__Exercise requirements__
The listing below must be repeated word for word, with its images excluded.

__Given data__
----------------

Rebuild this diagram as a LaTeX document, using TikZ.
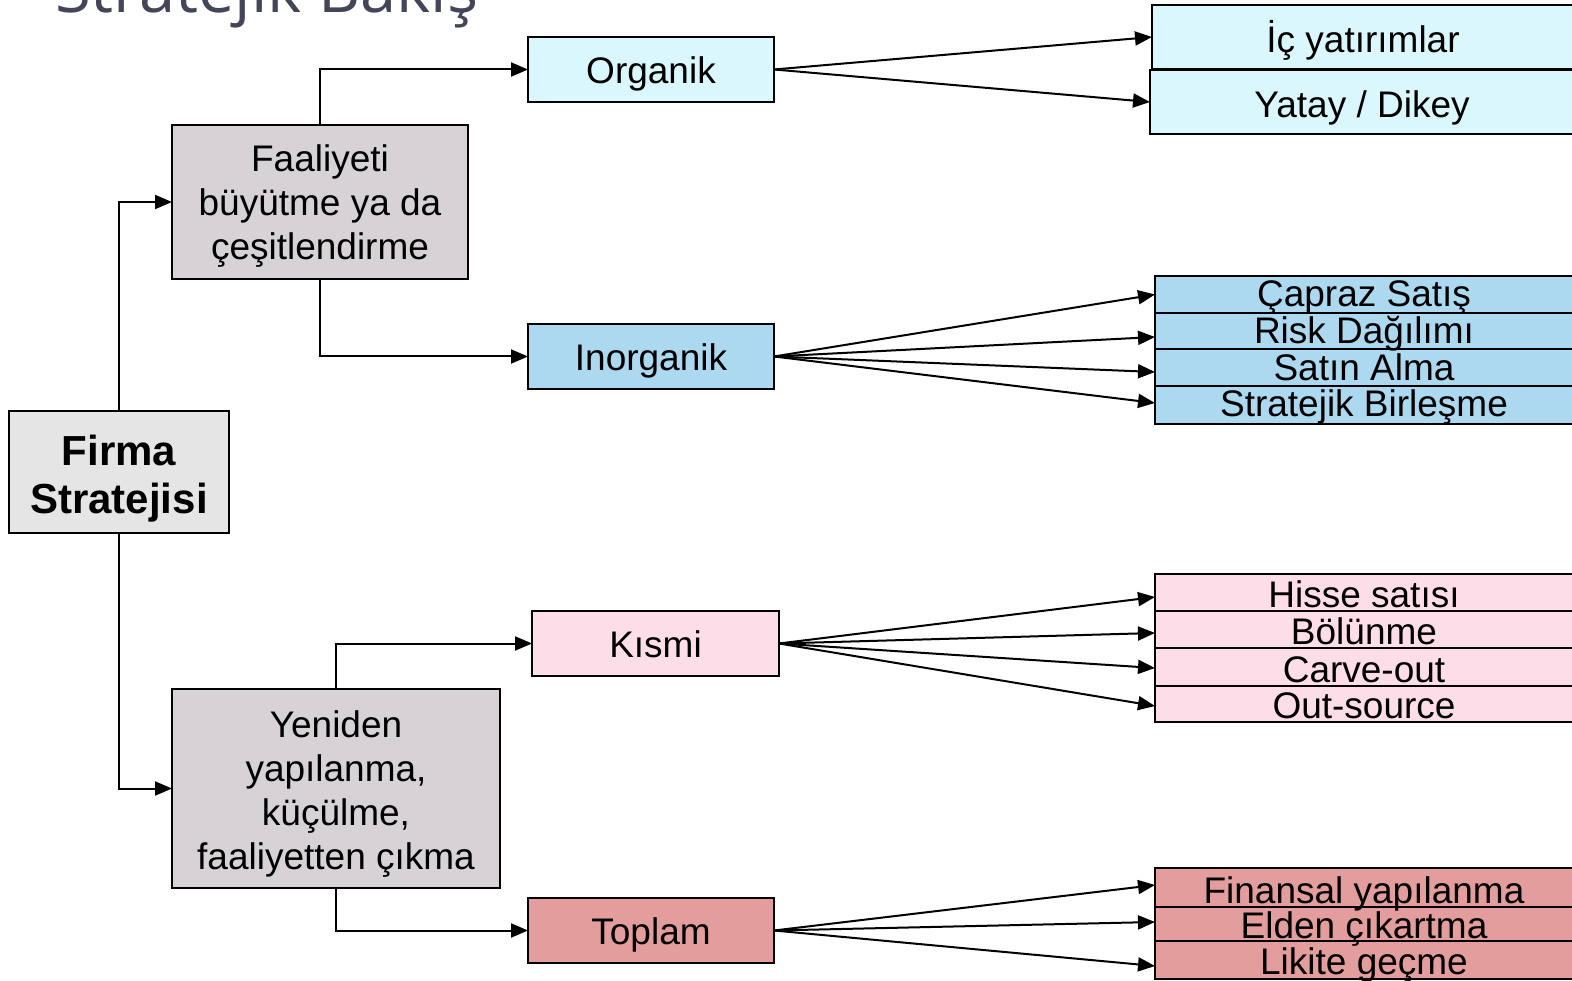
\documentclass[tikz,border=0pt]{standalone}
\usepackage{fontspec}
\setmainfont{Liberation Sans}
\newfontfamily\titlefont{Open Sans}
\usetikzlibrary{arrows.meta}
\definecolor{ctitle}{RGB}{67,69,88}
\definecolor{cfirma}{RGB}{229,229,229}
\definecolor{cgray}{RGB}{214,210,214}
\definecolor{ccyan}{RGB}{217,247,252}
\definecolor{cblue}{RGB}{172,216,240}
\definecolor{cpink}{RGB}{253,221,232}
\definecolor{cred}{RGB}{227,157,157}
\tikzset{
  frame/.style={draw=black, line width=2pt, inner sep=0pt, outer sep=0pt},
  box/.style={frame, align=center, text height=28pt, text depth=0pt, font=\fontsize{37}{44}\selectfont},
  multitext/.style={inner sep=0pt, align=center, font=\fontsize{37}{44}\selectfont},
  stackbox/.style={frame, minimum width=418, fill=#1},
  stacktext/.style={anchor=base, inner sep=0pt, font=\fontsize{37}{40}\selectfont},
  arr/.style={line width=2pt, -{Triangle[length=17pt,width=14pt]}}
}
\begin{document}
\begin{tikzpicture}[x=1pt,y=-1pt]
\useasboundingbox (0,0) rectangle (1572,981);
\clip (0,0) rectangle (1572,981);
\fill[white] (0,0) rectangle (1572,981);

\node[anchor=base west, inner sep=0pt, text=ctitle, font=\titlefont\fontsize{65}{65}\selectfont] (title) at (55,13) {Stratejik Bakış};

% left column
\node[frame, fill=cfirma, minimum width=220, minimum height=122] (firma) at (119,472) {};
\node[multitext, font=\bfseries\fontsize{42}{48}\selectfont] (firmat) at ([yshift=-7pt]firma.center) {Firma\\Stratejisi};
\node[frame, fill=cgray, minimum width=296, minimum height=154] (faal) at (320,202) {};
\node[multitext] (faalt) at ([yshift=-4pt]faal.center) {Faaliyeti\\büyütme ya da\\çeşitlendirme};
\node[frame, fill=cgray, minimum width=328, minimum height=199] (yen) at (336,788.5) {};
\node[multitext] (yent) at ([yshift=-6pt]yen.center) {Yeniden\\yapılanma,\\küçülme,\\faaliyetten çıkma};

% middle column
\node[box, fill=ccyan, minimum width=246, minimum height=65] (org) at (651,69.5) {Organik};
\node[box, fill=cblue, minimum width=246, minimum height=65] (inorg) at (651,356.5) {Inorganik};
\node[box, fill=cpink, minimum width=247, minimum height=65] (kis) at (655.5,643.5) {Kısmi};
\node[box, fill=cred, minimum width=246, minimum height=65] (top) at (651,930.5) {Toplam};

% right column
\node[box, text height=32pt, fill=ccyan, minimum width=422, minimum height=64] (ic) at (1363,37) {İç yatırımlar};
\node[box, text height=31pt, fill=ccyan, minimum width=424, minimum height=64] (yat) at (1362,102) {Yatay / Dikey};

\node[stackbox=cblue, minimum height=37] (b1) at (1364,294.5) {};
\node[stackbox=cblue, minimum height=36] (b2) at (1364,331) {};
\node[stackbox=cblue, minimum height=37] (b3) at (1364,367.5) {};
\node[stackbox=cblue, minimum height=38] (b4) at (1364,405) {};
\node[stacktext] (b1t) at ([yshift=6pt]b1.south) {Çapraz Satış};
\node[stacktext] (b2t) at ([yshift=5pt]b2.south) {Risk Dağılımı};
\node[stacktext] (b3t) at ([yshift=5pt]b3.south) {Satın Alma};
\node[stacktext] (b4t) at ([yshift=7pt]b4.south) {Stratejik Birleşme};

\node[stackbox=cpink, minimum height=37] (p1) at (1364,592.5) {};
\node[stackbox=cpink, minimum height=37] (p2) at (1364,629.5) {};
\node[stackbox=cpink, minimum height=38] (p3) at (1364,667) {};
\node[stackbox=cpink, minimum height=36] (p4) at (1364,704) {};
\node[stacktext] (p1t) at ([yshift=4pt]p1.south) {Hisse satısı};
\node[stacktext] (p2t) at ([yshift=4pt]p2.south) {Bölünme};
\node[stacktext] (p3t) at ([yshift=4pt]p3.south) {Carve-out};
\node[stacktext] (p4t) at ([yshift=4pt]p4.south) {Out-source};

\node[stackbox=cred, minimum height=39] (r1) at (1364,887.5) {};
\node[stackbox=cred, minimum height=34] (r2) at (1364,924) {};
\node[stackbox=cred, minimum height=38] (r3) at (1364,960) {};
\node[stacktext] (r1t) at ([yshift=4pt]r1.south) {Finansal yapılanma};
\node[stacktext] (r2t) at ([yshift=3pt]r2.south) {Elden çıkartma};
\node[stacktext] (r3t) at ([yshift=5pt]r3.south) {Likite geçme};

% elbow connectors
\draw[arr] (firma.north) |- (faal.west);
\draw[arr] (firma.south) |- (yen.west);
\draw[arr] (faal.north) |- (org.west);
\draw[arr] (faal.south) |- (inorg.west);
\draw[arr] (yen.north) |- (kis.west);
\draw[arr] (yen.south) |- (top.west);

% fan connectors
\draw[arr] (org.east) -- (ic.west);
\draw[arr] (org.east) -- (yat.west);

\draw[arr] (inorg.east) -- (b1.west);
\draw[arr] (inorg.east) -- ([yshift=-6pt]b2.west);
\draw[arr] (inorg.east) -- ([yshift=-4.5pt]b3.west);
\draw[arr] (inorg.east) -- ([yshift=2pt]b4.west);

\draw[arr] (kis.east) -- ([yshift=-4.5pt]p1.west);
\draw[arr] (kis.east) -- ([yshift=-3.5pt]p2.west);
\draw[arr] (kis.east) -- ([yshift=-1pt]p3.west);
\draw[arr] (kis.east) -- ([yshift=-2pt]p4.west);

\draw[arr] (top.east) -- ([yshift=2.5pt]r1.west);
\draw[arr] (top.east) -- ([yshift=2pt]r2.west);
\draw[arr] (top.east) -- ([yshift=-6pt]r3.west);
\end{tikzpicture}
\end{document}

----------------

__Final result__
Rebuild this diagram as a LaTeX document, using TikZ.
\documentclass[tikz,border=0pt]{standalone}
\usepackage{fontspec}
\setmainfont{Liberation Sans}
\newfontfamily\titlefont{Open Sans}
\usetikzlibrary{arrows.meta}
\definecolor{ctitle}{RGB}{67,69,88}
\definecolor{cfirma}{RGB}{229,229,229}
\definecolor{cgray}{RGB}{214,210,214}
\definecolor{ccyan}{RGB}{217,247,252}
\definecolor{cblue}{RGB}{172,216,240}
\definecolor{cpink}{RGB}{253,221,232}
\definecolor{cred}{RGB}{227,157,157}
\tikzset{
  frame/.style={draw=black, line width=2pt, inner sep=0pt, outer sep=0pt},
  box/.style={frame, align=center, text height=28pt, text depth=0pt, font=\fontsize{37}{44}\selectfont},
  multitext/.style={inner sep=0pt, align=center, font=\fontsize{37}{44}\selectfont},
  stackbox/.style={frame, minimum width=418, fill=#1},
  stacktext/.style={anchor=base, inner sep=0pt, font=\fontsize{37}{40}\selectfont},
  arr/.style={line width=2pt, -{Triangle[length=17pt,width=14pt]}}
}
\begin{document}
\begin{tikzpicture}[x=1pt,y=-1pt]
\useasboundingbox (0,0) rectangle (1572,981);
\clip (0,0) rectangle (1572,981);
\fill[white] (0,0) rectangle (1572,981);

\node[anchor=base west, inner sep=0pt, text=ctitle, font=\titlefont\fontsize{65}{65}\selectfont] (title) at (55,13) {Stratejik Bakış};

% left column
\node[frame, fill=cfirma, minimum width=220, minimum height=122] (firma) at (119,472) {};
\node[multitext, font=\bfseries\fontsize{42}{48}\selectfont] (firmat) at ([yshift=-7pt]firma.center) {Firma\\Stratejisi};
\node[frame, fill=cgray, minimum width=296, minimum height=154] (faal) at (320,202) {};
\node[multitext] (faalt) at ([yshift=-4pt]faal.center) {Faaliyeti\\büyütme ya da\\çeşitlendirme};
\node[frame, fill=cgray, minimum width=328, minimum height=199] (yen) at (336,788.5) {};
\node[multitext] (yent) at ([yshift=-6pt]yen.center) {Yeniden\\yapılanma,\\küçülme,\\faaliyetten çıkma};

% middle column
\node[box, fill=ccyan, minimum width=246, minimum height=65] (org) at (651,69.5) {Organik};
\node[box, fill=cblue, minimum width=246, minimum height=65] (inorg) at (651,356.5) {Inorganik};
\node[box, fill=cpink, minimum width=247, minimum height=65] (kis) at (655.5,643.5) {Kısmi};
\node[box, fill=cred, minimum width=246, minimum height=65] (top) at (651,930.5) {Toplam};

% right column
\node[box, text height=32pt, fill=ccyan, minimum width=422, minimum height=64] (ic) at (1363,37) {İç yatırımlar};
\node[box, text height=31pt, fill=ccyan, minimum width=424, minimum height=64] (yat) at (1362,102) {Yatay / Dikey};

\node[stackbox=cblue, minimum height=37] (b1) at (1364,294.5) {};
\node[stackbox=cblue, minimum height=36] (b2) at (1364,331) {};
\node[stackbox=cblue, minimum height=37] (b3) at (1364,367.5) {};
\node[stackbox=cblue, minimum height=38] (b4) at (1364,405) {};
\node[stacktext] (b1t) at ([yshift=6pt]b1.south) {Çapraz Satış};
\node[stacktext] (b2t) at ([yshift=5pt]b2.south) {Risk Dağılımı};
\node[stacktext] (b3t) at ([yshift=5pt]b3.south) {Satın Alma};
\node[stacktext] (b4t) at ([yshift=7pt]b4.south) {Stratejik Birleşme};

\node[stackbox=cpink, minimum height=37] (p1) at (1364,592.5) {};
\node[stackbox=cpink, minimum height=37] (p2) at (1364,629.5) {};
\node[stackbox=cpink, minimum height=38] (p3) at (1364,667) {};
\node[stackbox=cpink, minimum height=36] (p4) at (1364,704) {};
\node[stacktext] (p1t) at ([yshift=4pt]p1.south) {Hisse satısı};
\node[stacktext] (p2t) at ([yshift=4pt]p2.south) {Bölünme};
\node[stacktext] (p3t) at ([yshift=4pt]p3.south) {Carve-out};
\node[stacktext] (p4t) at ([yshift=4pt]p4.south) {Out-source};

\node[stackbox=cred, minimum height=39] (r1) at (1364,887.5) {};
\node[stackbox=cred, minimum height=34] (r2) at (1364,924) {};
\node[stackbox=cred, minimum height=38] (r3) at (1364,960) {};
\node[stacktext] (r1t) at ([yshift=4pt]r1.south) {Finansal yapılanma};
\node[stacktext] (r2t) at ([yshift=3pt]r2.south) {Elden çıkartma};
\node[stacktext] (r3t) at ([yshift=5pt]r3.south) {Likite geçme};

% elbow connectors
\draw[arr] (firma.north) |- (faal.west);
\draw[arr] (firma.south) |- (yen.west);
\draw[arr] (faal.north) |- (org.west);
\draw[arr] (faal.south) |- (inorg.west);
\draw[arr] (yen.north) |- (kis.west);
\draw[arr] (yen.south) |- (top.west);

% fan connectors
\draw[arr] (org.east) -- (ic.west);
\draw[arr] (org.east) -- (yat.west);

\draw[arr] (inorg.east) -- (b1.west);
\draw[arr] (inorg.east) -- ([yshift=-6pt]b2.west);
\draw[arr] (inorg.east) -- ([yshift=-4.5pt]b3.west);
\draw[arr] (inorg.east) -- ([yshift=2pt]b4.west);

\draw[arr] (kis.east) -- ([yshift=-4.5pt]p1.west);
\draw[arr] (kis.east) -- ([yshift=-3.5pt]p2.west);
\draw[arr] (kis.east) -- ([yshift=-1pt]p3.west);
\draw[arr] (kis.east) -- ([yshift=-2pt]p4.west);

\draw[arr] (top.east) -- ([yshift=2.5pt]r1.west);
\draw[arr] (top.east) -- ([yshift=2pt]r2.west);
\draw[arr] (top.east) -- ([yshift=-6pt]r3.west);
\end{tikzpicture}
\end{document}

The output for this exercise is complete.